In order to ensure that the subgraph-building operation is fast, we’ll need an index on the ancestors._id field:

>>> db.categories.ensure_index('ancestors._id')

Rename a category

One final operation we’ll explore with our category hierarchy is renaming a category. In order to a rename a category, we’ll need to both update the category itself and also update all its descendants. Consider renaming “Bop” to “BeBop,” as in Figure 5-4.

Rename “Bop” to “BeBop”
Figure 5-4. Rename “Bop” to “BeBop”

First, we’ll update the category name with the following operation:

db.categories.update(
    {'_id':bop_id}, {'$set': { 'name': 'BeBop' } } )

Next, we’ll update each descendant’s ancestors list:

db.categories.update(
    {'ancestors._id': bop_id},
    {'$set': { 'ancestors.$.name': 'BeBop' } },
    multi=True)

There are a couple of things to know about this update:

  • We’ve used the positional operation $ to match the exact “ancestor” entry that matches the query.
  • The multi option allows us to update all documents that match this query. By default, MongoDB will only update the first document that matches.

Sharding Concerns

For most deployments, sharding the categories collection has limited value because the collection itself will have a small number of documents. If you do need to shard, since all the queries use _id, it makes an appropriate shard key:

>>> db.command('shardcollection', 'dbname.categories', {
...     'key': {'_id': 1} })
{ "collectionsharded" : "dbname.categories", "ok" : 1 }

Inventory Management

The most basic requirement of an ecommerce system is its checkout functionality. Beyond the basic ability to fill up a shopping cart and pay, customers have come to expect online ordering to account for out-of-stock conditions, not allowing them to place items in their shopping cart unless those items are, in fact, available. This section provides an overview of an integrated shopping cart and inventory management data model for an online store.

Solution Overview

Customers in ecommerce stores regularly add and remove items from their “shopping cart,” change quantities multiple times, abandon the cart at any point, and sometimes have problems during and after checkout that require a hold or canceled order. These activities make it difficult to maintain inventory systems and counts and to ensure that customers cannot “buy” items that are unavailable while they shop in your store.

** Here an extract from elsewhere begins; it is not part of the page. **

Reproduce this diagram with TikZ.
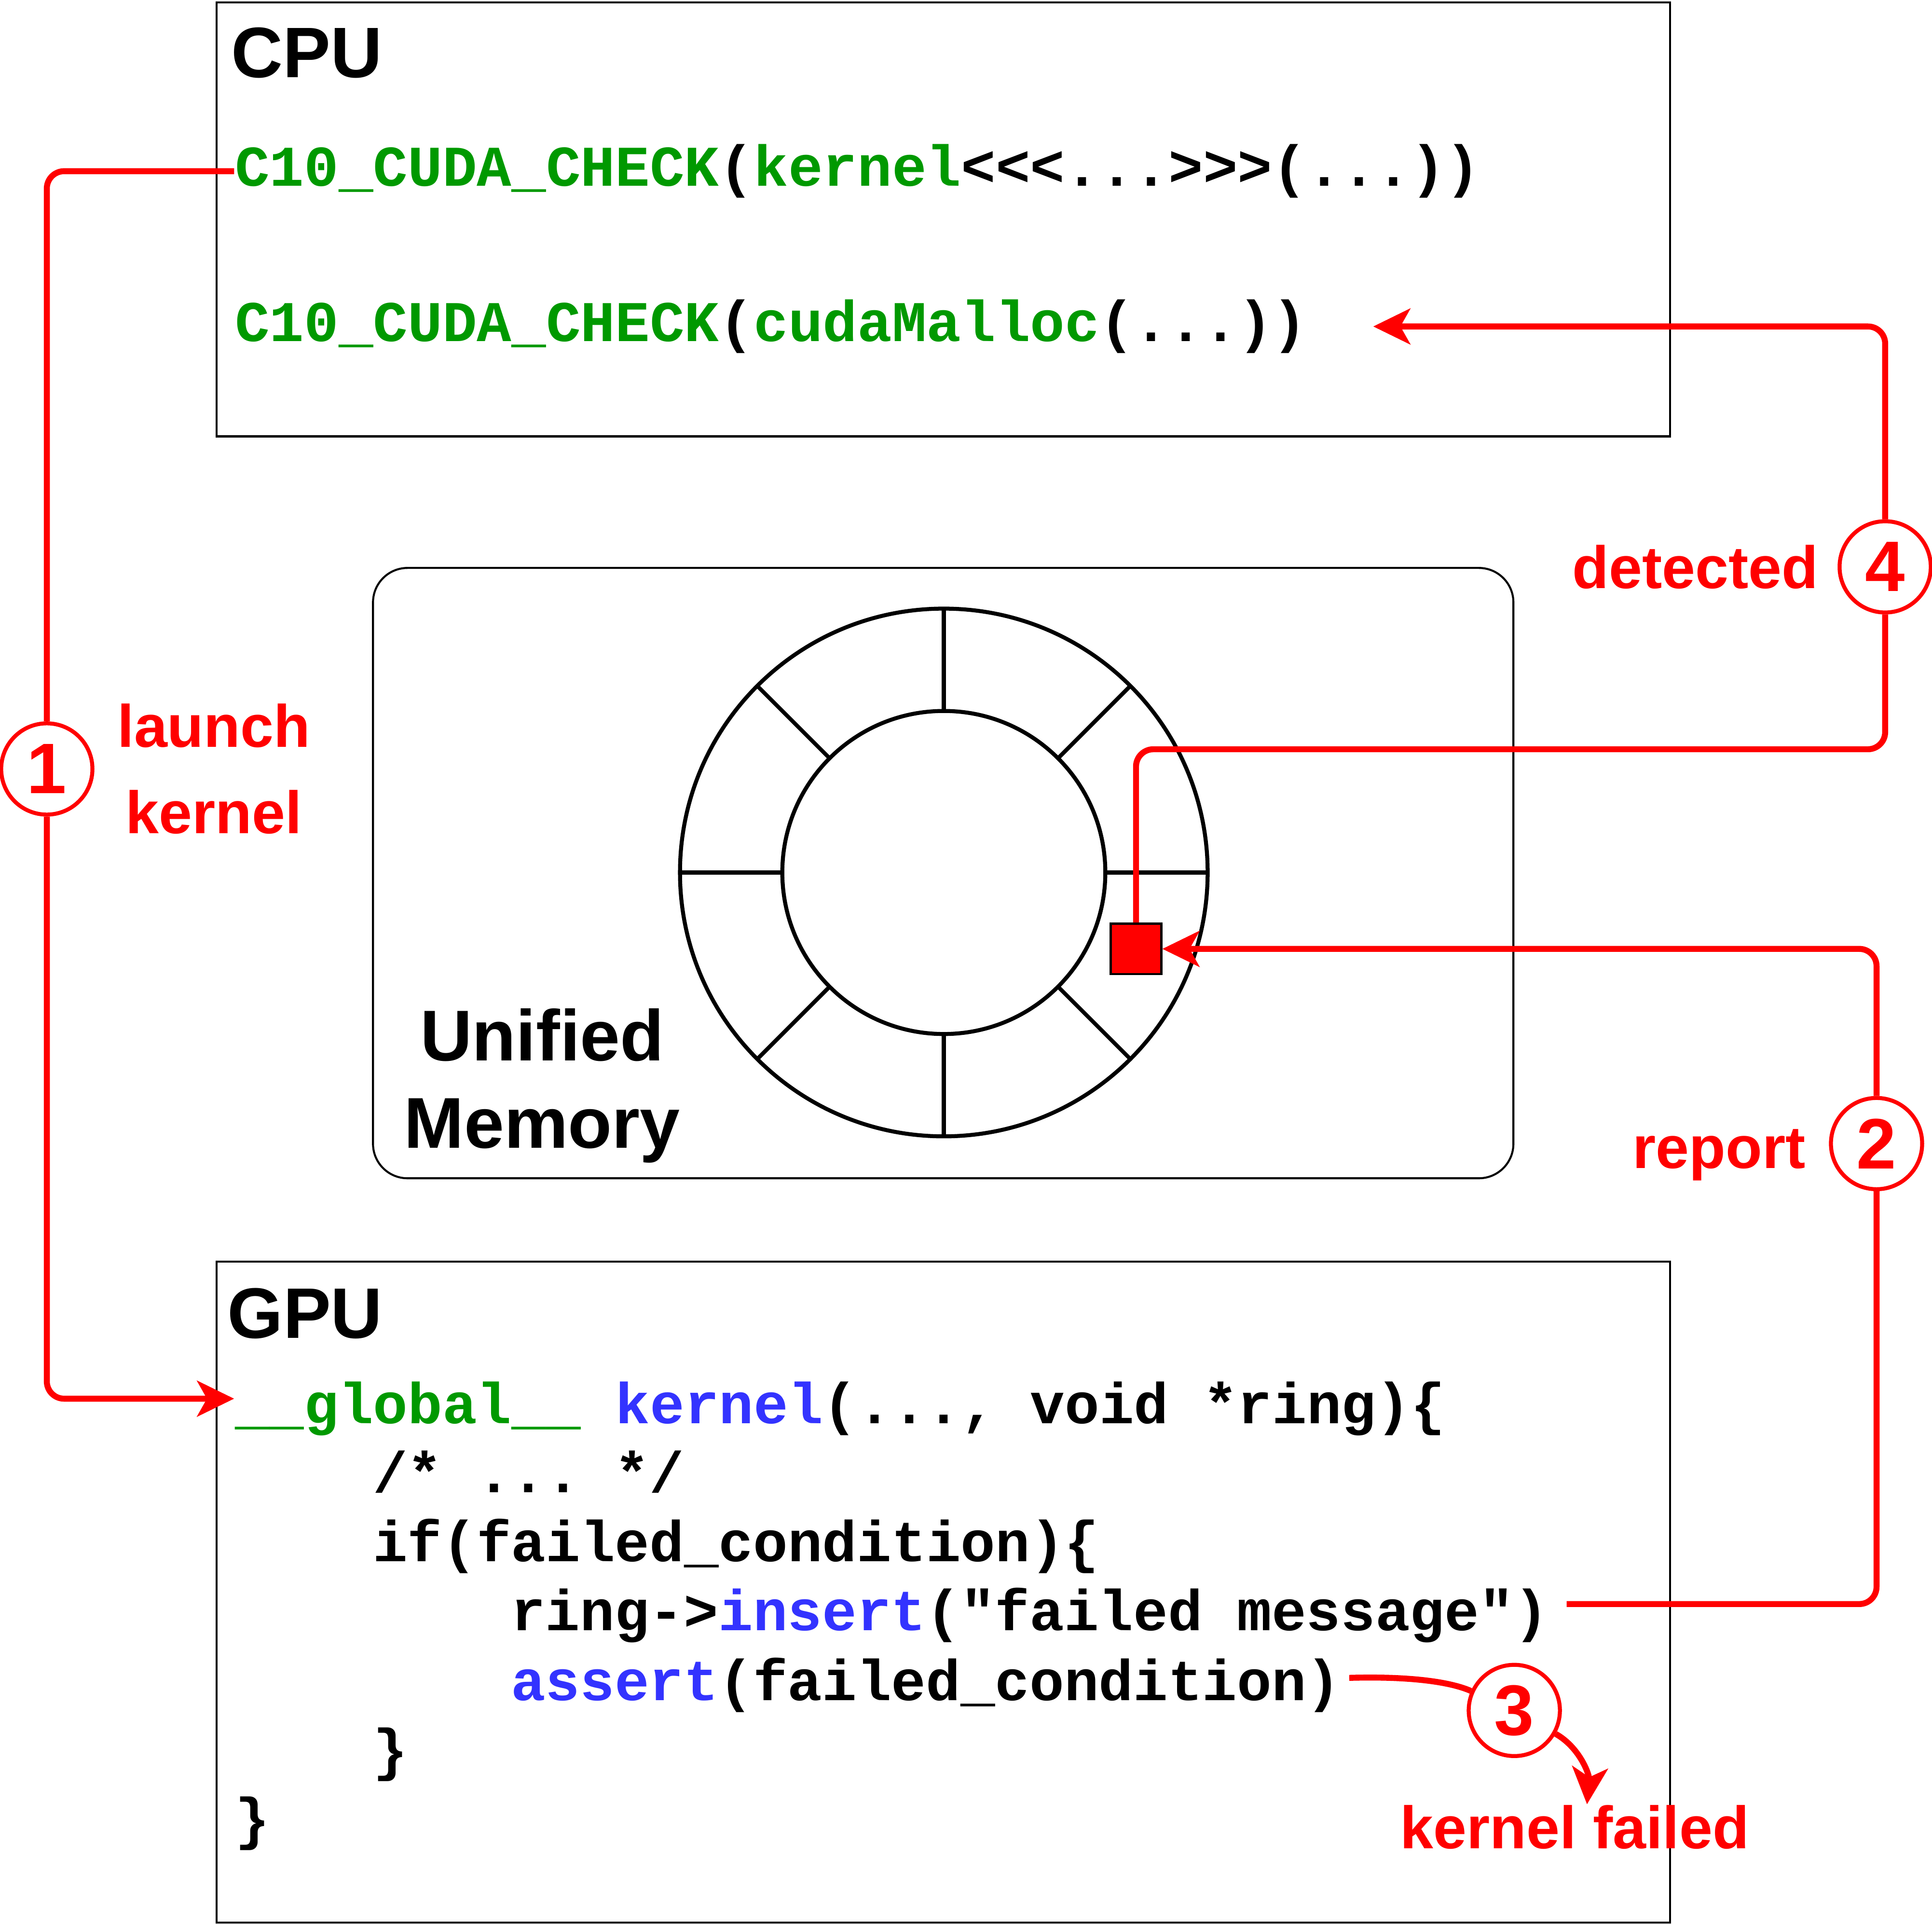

The solution presented here maintains the traditional metaphor of the shopping cart, but allows inactive shopping carts to age. After a shopping cart has been inactive for a certain period of time, all items in the cart re-enter the available inventory and the cart is emptied. The various states that a shopping cart can be in, then, are summarized in Figure 5-5.

Shopping cart states
Figure 5-5. Shopping cart states

Here’s an explanation of each state:

active
In this state, the user is active and items may be added or removed from the shopping cart.
pending
In this state, the cart is being checked out, but payment has not yet been captured. Items may not be added or removed from the cart at this time.
expiring
In this state, the cart has been inactive for too long and it is “locked” while its items are returned to available inventory.
expired
In this state, the shopping cart is inactive and unavailable. If the user returns, a new cart must be created.

Schema

Our schema for this portion of the system consists of two collections: product and cart. Let’s consider product first. This collection contains one document for each item a user can place in their cart, called a “stock-keeping unit” or SKU. The simplest approach is to simply use a SKU number as the _id and keep a quantity counter for each item. We’ll add in a details field for any item details you wish to display to the user as they’re browsing the store:

{ _id: '00e8da9b', qty: 16, details: ... }

It turns out to be useful to augment this schema with a list of shopping carts containing the particular SKU. We do this because we’re going to use product as the definitive collection of record for our system. This means that if there is ever a case where cart and product contain inconsistent data, product is the collection that “wins.” Since MongoDB does not support multidocument transactions, it’s important to have a method of “cleaning up” when two collections become inconsistent, and keeping a carted property in product provides that avenue here:

{ _id: '00e8da9b',
  qty: 16,
  carted: [
    { qty: 1, cart_id: 42,
      timestamp: ISODate("2012-03-09T20:55:36Z"), },
    { qty: 2, cart_id: 43,
      timestamp: ISODate("2012-03-09T21:55:36Z") }
  ]
}

In this case, the inventory shows that we actually have 16 available items, but there are also two carts that have not yet completed checkout, which have one and two items in them, respectively.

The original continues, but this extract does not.